The Commodity Futures Trading Commission (CFTC) said it was the “largest such recovery” in the regulator’s history and would help return funds to those affected by the “massive fraudulent scheme orchestrated by Sam Bankman-Fried, his now-bankrupt FTX group of companies, and a core group of FTX insiders”.
FTX imploded in late 2022 amid a crypto price crash. Its founder, Bankman-Fried, was jailed in March for 25 years after he was convicted of fraud and conspiracy to launder money late last year. He has been ordered to forfeit $11bn in assets.
FTX, which was once worth $32bn, had used customer funds for risky investments, through a closely associated hedge fund, Alameda Research. Bankman-Fried in turn used customer money for his own exploits, including large political donations in his name, luxury cars, properties in the Bahamas and endorsements from A-list celebrities.
An enormous budget shortfall was revealed after customers started asking for their cash to be returned. Prosecutors said Bankman-Fried’s operations amounted to “old-fashioned embezzlement” disguised under the facade of new technology.
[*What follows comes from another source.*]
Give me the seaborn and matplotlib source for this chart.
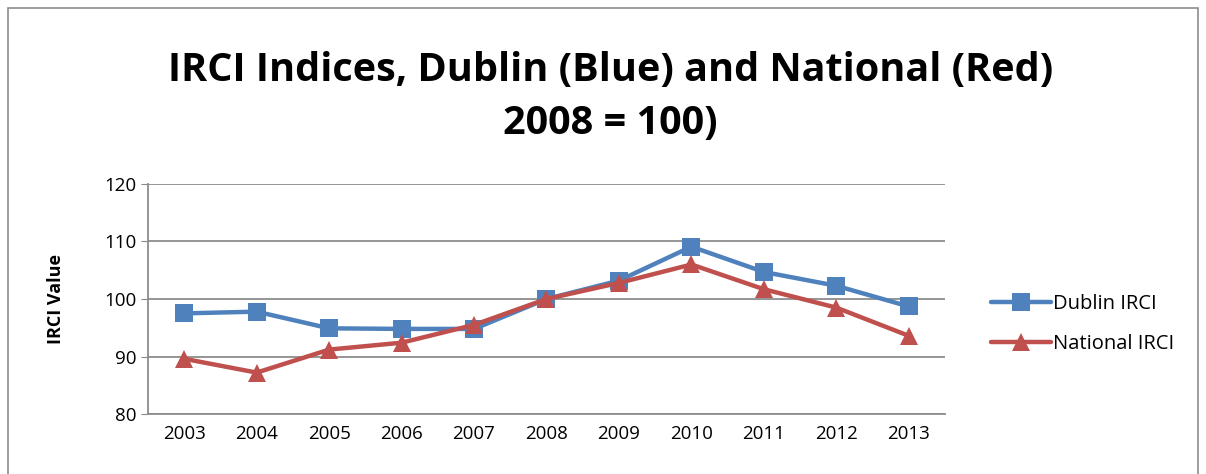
import numpy as np
import pandas as pd
import seaborn as sns
from matplotlib import pyplot as plt
from matplotlib.patches import Rectangle

years = [2003, 2004, 2005, 2006, 2007, 2008, 2009, 2010, 2011, 2012, 2013]
dublin = [97.5, 97.8, 94.9, 94.8, 94.8, 100.0, 103.2, 109.1, 104.7, 102.3, 98.7]
national = [89.6, 87.2, 91.2, 92.4, 95.5, 100.0, 102.8, 106.0, 101.7, 98.5, 93.6]
series_names = ['Dublin IRCI', 'National IRCI']
yticks = [80, 90, 100, 110, 120]

df = pd.DataFrame({
    'Year': years * 2,
    'Value': dublin + national,
    'Series': [series_names[0]] * len(years) + [series_names[1]] * len(years),
})

sns.set_style("white")
plt.rcParams['font.family'] = ['Open Sans', 'DejaVu Sans']
plt.rcParams['text.color'] = 'black'
plt.rcParams['axes.labelcolor'] = 'black'

fig = plt.figure(figsize=(12.06, 4.74), dpi=100)
ax = fig.add_axes([148 / 1206, 1 - 414 / 474, 797 / 1206, 230 / 474])

pal = {series_names[0]: '#4F81BD', series_names[1]: '#C0504D'}
sns.lineplot(data=df, x='Year', y='Value', hue='Series', style='Series',
             markers={series_names[0]: 's', series_names[1]: '^'}, dashes=False,
             palette=pal, linewidth=3.2, markersize=13.5, markeredgewidth=0,
             ax=ax, legend=True)

ax.set_xlim(2002.5, 2013.5)
ax.set_ylim(80, 120)
ax.set_yticks(yticks)
ax.set_xticks(years)
ax.tick_params(axis='both', labelsize=13.5, colors='black')
ax.tick_params(axis='y', length=5, color='#888888', direction='out', left=True)
ax.tick_params(axis='x', length=0, pad=8)
ax.grid(axis='y', color='#8c8c8c', linewidth=1.3)
ax.grid(axis='x', visible=False)
for s in ['top', 'right']:
    ax.spines[s].set_visible(False)
ax.spines['left'].set_color('#8c8c8c')
ax.spines['left'].set_linewidth(1.3)
ax.spines['bottom'].set_color('#8c8c8c')
ax.spines['bottom'].set_linewidth(1.3)
ax.set_xlabel('')
ax.set_ylabel('IRCI Value', fontsize=13, fontweight='bold', labelpad=28, color='black')

leg = ax.legend(loc='center left', bbox_to_anchor=(1.045, 0.39), frameon=False,
                fontsize=14.5, handlelength=3.0, handletextpad=0.1, labelspacing=1.0,
                borderpad=0)
for h in leg.legend_handles:
    h.set_markersize(13.5)
    h.set_linewidth(3.2)
for t in leg.get_texts():
    t.set_color('black')

fig.text(0.506, 0.795, 'IRCI Indices, Dublin (Blue) and National (Red)\n2008 = 100)',
         ha='center', va='center', fontsize=28.5, fontweight='bold', linespacing=1.45,
         color='black')

fig.patches.append(Rectangle((8 / 1206, -0.1), 1190 / 1206, 1.1 - 8 / 474,
                             transform=fig.transFigure, fill=False,
                             edgecolor='#8c8c8c', linewidth=1.2))

fig.savefig('out.png', dpi=100)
In total, Bankman-Fried was accused of stealing $8bn from his customers.
“FTX used age-old tactics to create an illusion that it was a safe and secure place to access crypto markets,” the CFTC chair, Rostin Behnam, said. “But the basic regulatory tools, like governance, customer protections, and surveillance that exist to identify misconduct and ultimately prevent collapse, were simply not there.”
The latest compensation order by the US district court for the southern district of New York ends a near two-year legal case filed by the CFTC in December 2022.
The judge’s order permanently bans FTX from trading, holding or receiving funds for the purpose of buying or selling digital assets.
However, Behnam said the case was evidence that more stringent rules were needed to regulate digital assets and cryptocurrencies.
He said: “As I have been saying for years, this is just the tip of the iceberg. In the absence of digital asset legislation to fill regulatory gaps, entities will continue to operate in the shadows without these basic tools of sound regulation, sharpening their deceptive practices and continuing to dupe customers.”